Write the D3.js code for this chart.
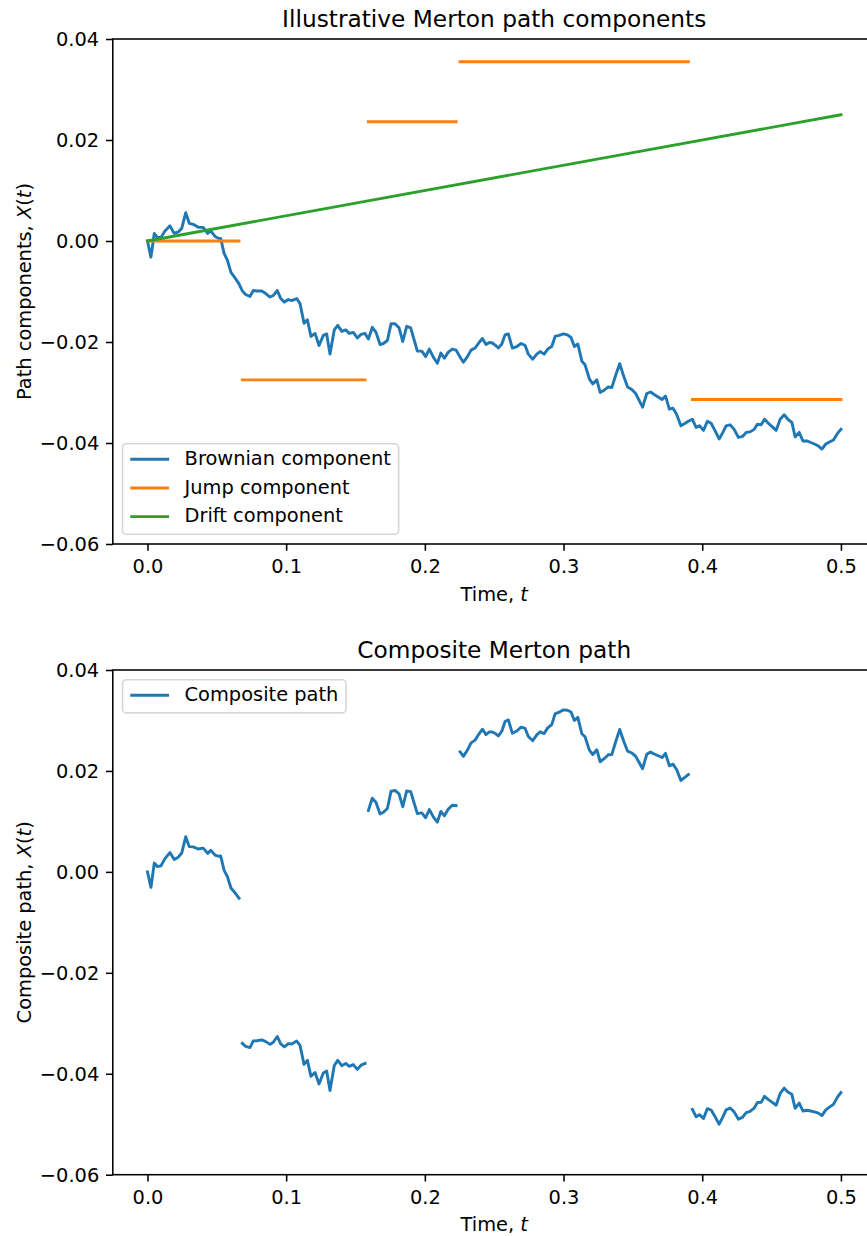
<!DOCTYPE html>
<html>
  <head>
    <meta charset="utf-8">
    <title>Merton path</title>
    <script src="https://cdn.jsdelivr.net/npm/d3@7"></script>
    <style>
      body { margin: 0; background: #fff; }
      svg { display: block; overflow: hidden; font-family: "DejaVu Sans", sans-serif; }
    </style>
  </head>

  <body>
    <svg id="chart" width="867" height="1236"></svg>

    <script>
      // brownian component
      var brownT = [
        0.0000, 0.0025, 0.0049, 0.0071, 0.0097, 0.0126, 0.0162, 0.0193, 0.0222, 0.0247,
        0.0276, 0.0301, 0.0330, 0.0366, 0.0402, 0.0434, 0.0456, 0.0487, 0.0516, 0.0528,
        0.0552, 0.0576, 0.0602, 0.0631, 0.0660, 0.0684, 0.0708, 0.0739, 0.0763, 0.0788,
        0.0824, 0.0853, 0.0884, 0.0907, 0.0936, 0.0961, 0.0987, 0.1016, 0.1040, 0.1076,
        0.1100, 0.1129, 0.1153, 0.1179, 0.1208, 0.1237, 0.1268, 0.1292, 0.1316, 0.1347,
        0.1372, 0.1401, 0.1430, 0.1455, 0.1484, 0.1513, 0.1540, 0.1569, 0.1593, 0.1621,
        0.1648, 0.1677, 0.1701, 0.1730, 0.1756, 0.1785, 0.1814, 0.1841, 0.1869, 0.1898,
        0.1924, 0.1946, 0.1978, 0.2006, 0.2032, 0.2061, 0.2090, 0.2115, 0.2141, 0.2169,
        0.2198, 0.2225, 0.2254, 0.2278, 0.2307, 0.2333, 0.2362, 0.2391, 0.2415, 0.2441,
        0.2465, 0.2487, 0.2511, 0.2530, 0.2555, 0.2578, 0.2602, 0.2631, 0.2663, 0.2694,
        0.2723, 0.2746, 0.2778, 0.2807, 0.2831, 0.2860, 0.2886, 0.2915, 0.2939, 0.2968,
        0.2999, 0.3028, 0.3054, 0.3078, 0.3103, 0.3132, 0.3155, 0.3186, 0.3211, 0.3240,
        0.3264, 0.3295, 0.3323, 0.3348, 0.3377, 0.3405, 0.3434, 0.3462, 0.3492, 0.3520,
        0.3546, 0.3570, 0.3600, 0.3627, 0.3653, 0.3682, 0.3711, 0.3735, 0.3763, 0.3789,
        0.3815, 0.3846, 0.3877, 0.3900, 0.3929, 0.3956, 0.3980, 0.4009, 0.4037, 0.4064,
        0.4093, 0.4122, 0.4149, 0.4172, 0.4201, 0.4230, 0.4261, 0.4290, 0.4317, 0.4345,
        0.4374, 0.4398, 0.4425, 0.4449, 0.4477, 0.4506, 0.4533, 0.4562, 0.4591, 0.4617,
        0.4646, 0.4670, 0.4699, 0.4726, 0.4754, 0.4783, 0.4809, 0.4838, 0.4863, 0.4891,
        0.4917, 0.4946, 0.4975, 0.5000
      ];
      var brownV = [
        0.0000, -0.0032, 0.0015, 0.0007, 0.0007, 0.0020, 0.0030, 0.0015, 0.0018, 0.0025,
        0.0056, 0.0035, 0.0033, 0.0027, 0.0027, 0.0015, 0.0020, 0.0009, 0.0005, 0.0005,
        -0.0024, -0.0038, -0.0062, -0.0073, -0.0085, -0.0099, -0.0106, -0.0110, -0.0098, -0.0099,
        -0.0099, -0.0104, -0.0111, -0.0108, -0.0098, -0.0114, -0.0121, -0.0116, -0.0118, -0.0114,
        -0.0124, -0.0163, -0.0156, -0.0189, -0.0183, -0.0207, -0.0187, -0.0184, -0.0224, -0.0176,
        -0.0167, -0.0179, -0.0176, -0.0183, -0.0181, -0.0192, -0.0185, -0.0183, -0.0194, -0.0171,
        -0.0181, -0.0205, -0.0203, -0.0197, -0.0164, -0.0164, -0.0172, -0.0199, -0.0169, -0.0172,
        -0.0197, -0.0218, -0.0218, -0.0229, -0.0214, -0.0230, -0.0242, -0.0222, -0.0232, -0.0220,
        -0.0214, -0.0216, -0.0230, -0.0240, -0.0229, -0.0216, -0.0212, -0.0201, -0.0193, -0.0205,
        -0.0201, -0.0202, -0.0207, -0.0212, -0.0204, -0.0186, -0.0184, -0.0212, -0.0209, -0.0203,
        -0.0207, -0.0224, -0.0234, -0.0224, -0.0219, -0.0224, -0.0214, -0.0209, -0.0189, -0.0187,
        -0.0184, -0.0186, -0.0191, -0.0209, -0.0204, -0.0238, -0.0245, -0.0273, -0.0283, -0.0275,
        -0.0300, -0.0295, -0.0289, -0.0290, -0.0265, -0.0243, -0.0268, -0.0289, -0.0294, -0.0302,
        -0.0316, -0.0329, -0.0302, -0.0299, -0.0304, -0.0309, -0.0314, -0.0307, -0.0333, -0.0331,
        -0.0343, -0.0366, -0.0361, -0.0357, -0.0353, -0.0369, -0.0366, -0.0375, -0.0357, -0.0361,
        -0.0376, -0.0392, -0.0379, -0.0366, -0.0364, -0.0373, -0.0389, -0.0387, -0.0379, -0.0378,
        -0.0373, -0.0363, -0.0364, -0.0353, -0.0361, -0.0368, -0.0375, -0.0353, -0.0344, -0.0353,
        -0.0359, -0.0388, -0.0379, -0.0396, -0.0396, -0.0399, -0.0402, -0.0406, -0.0412, -0.0402,
        -0.0398, -0.0394, -0.0381, -0.0373
      ];

      // jump component: jump times and the level held between them
      var jumpTimes = [0.0670, 0.1585, 0.2245, 0.3915];
      var jumpLevels = [0.0000, -0.0275, 0.0236, 0.0355, -0.0314];

      // drift component (straight line)
      var driftT = [0, 0.5];
      var driftV = [0, 0.025];

      // ticks
      var xTicks = [0, 0.1, 0.2, 0.3, 0.4, 0.5];
      var yTicks = [-0.06, -0.04, -0.02, 0, 0.02, 0.04];
      var xDomain = [-0.025, 0.525];
      var yDomain = [-0.06, 0.04];

      var colours = { blue: "#1f77b4", orange: "#ff7f0e", green: "#2ca02c" };

      // sizes (matplotlib points scaled to this picture)
      var pt = 1.94;
      var fontSize = 10 * pt;
      var titleSize = 12 * pt;
      var lineWidth = 1.5 * pt;
      var spineWidth = 0.8 * pt;
      var tickLen = 3.5 * pt;

      var svg = d3.select("#chart");

      // split the path into segments between jumps
      var bounds = [-Infinity].concat(jumpTimes).concat([Infinity]);
      var drift = d3.scaleLinear().domain(driftT).range(driftV);
      var points = brownT.map(function(t, i) { return { t: t, v: brownV[i] }; });
      var segments = jumpLevels.map(function(level, k) {
        return points.filter(function(p) { return p.t >= bounds[k] && p.t < bounds[k + 1]; })
          .map(function(p) { return { t: p.t, v: p.v, level: level, comp: p.v + drift(p.t) + level }; });
      });

      var panels = [
        { top: 39, bottom: 544, title: "Illustrative Merton path components", ylabel: "Path components, " },
        { top: 670, bottom: 1174.7, title: "Composite Merton path", ylabel: "Composite path, " }
      ];
      var left = 112.8, right = 875.6;

      panels.forEach(function(p) {
        p.x = d3.scaleLinear().domain(xDomain).range([left, right]);
        p.y = d3.scaleLinear().domain(yDomain).range([p.bottom, p.top]);
        p.g = svg.append("g");
      });

      function line(panel, key) {
        return d3.line()
          .x(function(d) { return panel.x(d.t); })
          .y(function(d) { return panel.y(d[key]); });
      }

      // top panel: components
      var upper = panels[0];
      var linesTop = upper.g.append("g")
        .attr("fill", "none")
        .attr("stroke-width", lineWidth)
        .attr("stroke-linecap", "square")
        .attr("stroke-linejoin", "round");
      linesTop.append("path")
        .datum(points)
        .attr("stroke", colours.blue)
        .attr("d", line(upper, "v"));
      linesTop.selectAll(".jump")
        .data(segments)
        .enter().append("path")
          .classed("jump", true)
          .attr("stroke", colours.orange)
          .attr("d", function(seg) {
            return line(upper, "level")([seg[0], seg[seg.length - 1]]);
          });
      linesTop.append("path")
        .datum(driftT.map(function(t, i) { return { t: t, v: driftV[i] }; }))
        .attr("stroke", colours.green)
        .attr("d", line(upper, "v"));

      // bottom panel: composite
      var lower = panels[1];
      lower.g.append("g")
        .attr("fill", "none")
        .attr("stroke-width", lineWidth)
        .attr("stroke-linecap", "square")
        .attr("stroke-linejoin", "round")
        .selectAll("path")
          .data(segments)
        .enter().append("path")
          .attr("stroke", colours.blue)
          .attr("d", function(seg) { return line(lower, "comp")(seg); });

      // axes, spines, titles and labels
      panels.forEach(function(p) {
        var xAxis = p.g.append("g")
          .attr("transform", "translate(0," + p.bottom + ")")
          .call(d3.axisBottom(p.x).tickValues(xTicks).tickFormat(d3.format(".1f")).tickSize(tickLen).tickSizeOuter(0));
        var yAxis = p.g.append("g")
          .attr("transform", "translate(" + left + ",0)")
          .call(d3.axisLeft(p.y).tickValues(yTicks).tickFormat(d3.format(".2f")).tickSize(tickLen).tickSizeOuter(0));
        [xAxis, yAxis].forEach(function(a) {
          a.select(".domain").remove();
          a.attr("font-family", null).attr("font-size", fontSize);
          a.selectAll("line").attr("stroke", "#000").attr("stroke-width", spineWidth);
          a.selectAll("text").attr("fill", "#000");
        });
        xAxis.selectAll("text").attr("y", 29).attr("dy", null);
        yAxis.selectAll("text").attr("x", -2 * tickLen).attr("dy", "0.36em");

        // spines
        p.g.append("rect")
          .attr("x", left)
          .attr("y", p.top)
          .attr("width", right - left)
          .attr("height", p.bottom - p.top)
          .attr("fill", "none")
          .attr("stroke", "#000")
          .attr("stroke-width", spineWidth);

        p.g.append("text")
          .attr("x", (left + right) / 2)
          .attr("y", p.top - 6 * pt)
          .attr("text-anchor", "middle")
          .attr("font-size", titleSize)
          .text(p.title);

        var xl = p.g.append("text")
          .attr("x", (left + right) / 2)
          .attr("y", p.bottom + 56.5)
          .attr("text-anchor", "middle")
          .attr("font-size", fontSize);
        xl.append("tspan").text("Time, ");
        xl.append("tspan").attr("font-style", "italic").text("t");

        var yl = p.g.append("text")
          .attr("transform", "translate(31," + (p.top + p.bottom) / 2 + ") rotate(-90)")
          .attr("text-anchor", "middle")
          .attr("font-size", fontSize);
        yl.append("tspan").text(p.ylabel);
        yl.append("tspan").attr("font-style", "italic").text("X");
        yl.append("tspan").text("(");
        yl.append("tspan").attr("font-style", "italic").text("t");
        yl.append("tspan").text(")");
      });

      // legends
      function legend(g, items, x0, y0) {
        var pad = 0.4 * fontSize, handle = 2 * fontSize, gap = 0.8 * fontSize;
        var rowStart = 0.8 * fontSize, rowStep = 1.48 * fontSize, rowEnd = 0.91 * fontSize;
        var box = g.append("rect");
        var rows = g.selectAll(".row")
          .data(items)
          .enter().append("g")
            .classed("row", true)
            .attr("transform", function(d, i) { return "translate(0," + (y0 + rowStart + i * rowStep) + ")"; });
        rows.append("line")
          .attr("x1", x0 + pad + lineWidth / 2)
          .attr("x2", x0 + pad + handle - lineWidth / 2)
          .attr("stroke", function(d) { return d.colour; })
          .attr("stroke-width", lineWidth)
          .attr("stroke-linecap", "square");
        rows.append("text")
          .attr("x", x0 + pad + handle + gap)
          .attr("y", 0.3 * fontSize)
          .attr("font-size", fontSize)
          .text(function(d) { return d.label; });
        var maxW = d3.max(rows.selectAll("text").nodes(), function(n) { return n.getComputedTextLength(); });
        var h = rowStart + (items.length - 1) * rowStep + rowEnd;
        box.attr("x", x0)
          .attr("y", y0)
          .attr("width", pad + handle + gap + maxW + pad)
          .attr("height", h)
          .attr("rx", 0.2 * fontSize)
          .attr("fill", "rgba(255,255,255,0.8)")
          .attr("stroke", "rgba(204,204,204,0.8)")
          .attr("stroke-width", spineWidth);
        return h;
      }

      var upperItems = [
        { label: "Brownian component", colour: colours.blue },
        { label: "Jump component", colour: colours.orange },
        { label: "Drift component", colour: colours.green }
      ];
      var legendPad = 0.5 * fontSize;
      var hUpper = 0.8 * fontSize + 2 * 1.48 * fontSize + 0.91 * fontSize;
      legend(upper.g.append("g"), upperItems, left + legendPad, upper.bottom - legendPad - hUpper);
      legend(lower.g.append("g"), [{ label: "Composite path", colour: colours.blue }], left + legendPad, lower.top + legendPad);
    </script>
  </body>
</html>
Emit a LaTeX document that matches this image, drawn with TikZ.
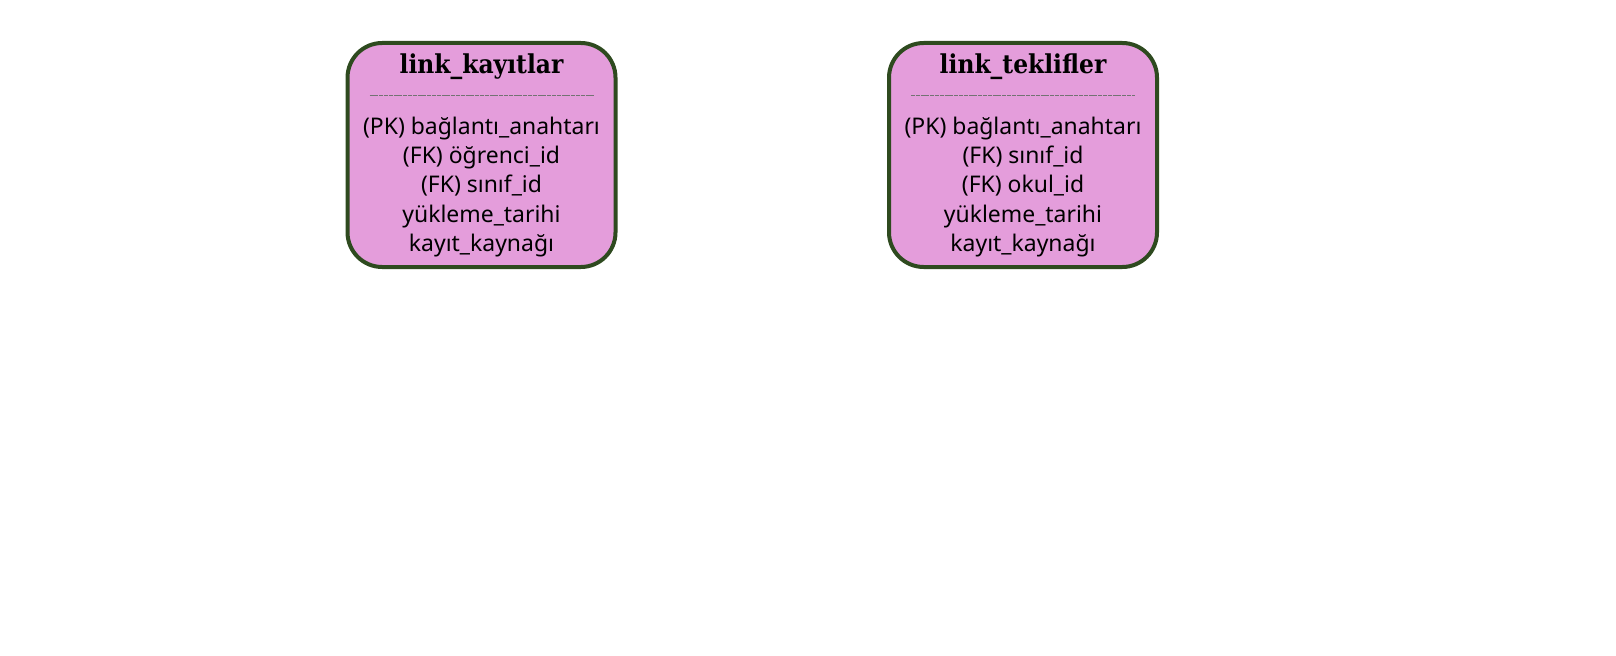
\documentclass[tikz,border=0pt]{standalone}
\usepackage{fontspec}
\setmainfont{Noto Sans}
\newfontfamily\baslikfont{DejaVu Serif Condensed}
\usepackage{tikz}
\usetikzlibrary{calc}
\definecolor{pembe}{HTML}{E49DDB}
\definecolor{kenar}{HTML}{2E4A1F}
\tikzstyle{every node}=[font=\fontsize{17.2}{22}\selectfont]

\begin{document}
\begin{tikzpicture}[x=0.75pt,y=-0.75pt]
    \tikzstyle{tablo}=[draw=kenar, fill=pembe, line width=3pt, rounded corners=26pt, minimum width=201pt, minimum height=168pt]
    \tikzstyle{baslik}=[font=\baslikfont\bfseries\fontsize{19.5}{22}\selectfont]
    \tikzstyle{alanlar}=[align=center, inner sep=0pt]
    \tikzstyle{ayrac}=[black!55, line width=0.6pt, dash pattern=on 3pt off 0.6pt]
    \useasboundingbox (0,0) rectangle (1616,656);

    \node[tablo] (kayitlar) at (481.5,155) {};
    \node[tablo] (teklifler) at (1023,155) {};

    \node[baslik] (kayitlar-baslik) at (481.5,67) {link\_kayıtlar};
    \node[baslik] (teklifler-baslik) at (1023,67) {link\_teklifler};

    \draw [ayrac] ($(kayitlar.west)+(24,-60)$) -- ($(kayitlar.east)+(-24,-60)$);
    \draw [ayrac] ($(teklifler.west)+(24,-60)$) -- ($(teklifler.east)+(-24,-60)$);

    \node[alanlar] (kayitlar-alanlar) at (481.5,187) {(PK) bağlantı\_anahtarı\\(FK) öğrenci\_id\\(FK) sınıf\_id\\yükleme\_tarihi\\kayıt\_kaynağı};
    \node[alanlar] (teklifler-alanlar) at (1023,187) {(PK) bağlantı\_anahtarı\\(FK) sınıf\_id\\(FK) okul\_id\\yükleme\_tarihi\\kayıt\_kaynağı};
\end{tikzpicture}
\end{document}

──────────

**Your goal**
Repeat exactly the lines above, from the line that contains "Emit a LaTeX" down through the line that contains "(0,0) rectangle (1616,656);". Include both of those lines and none of the pictures.

**Exercise response**
Emit a LaTeX document that matches this image, drawn with TikZ.
\documentclass[tikz,border=0pt]{standalone}
\usepackage{fontspec}
\setmainfont{Noto Sans}
\newfontfamily\baslikfont{DejaVu Serif Condensed}
\usepackage{tikz}
\usetikzlibrary{calc}
\definecolor{pembe}{HTML}{E49DDB}
\definecolor{kenar}{HTML}{2E4A1F}
\tikzstyle{every node}=[font=\fontsize{17.2}{22}\selectfont]

\begin{document}
\begin{tikzpicture}[x=0.75pt,y=-0.75pt]
    \tikzstyle{tablo}=[draw=kenar, fill=pembe, line width=3pt, rounded corners=26pt, minimum width=201pt, minimum height=168pt]
    \tikzstyle{baslik}=[font=\baslikfont\bfseries\fontsize{19.5}{22}\selectfont]
    \tikzstyle{alanlar}=[align=center, inner sep=0pt]
    \tikzstyle{ayrac}=[black!55, line width=0.6pt, dash pattern=on 3pt off 0.6pt]
    \useasboundingbox (0,0) rectangle (1616,656);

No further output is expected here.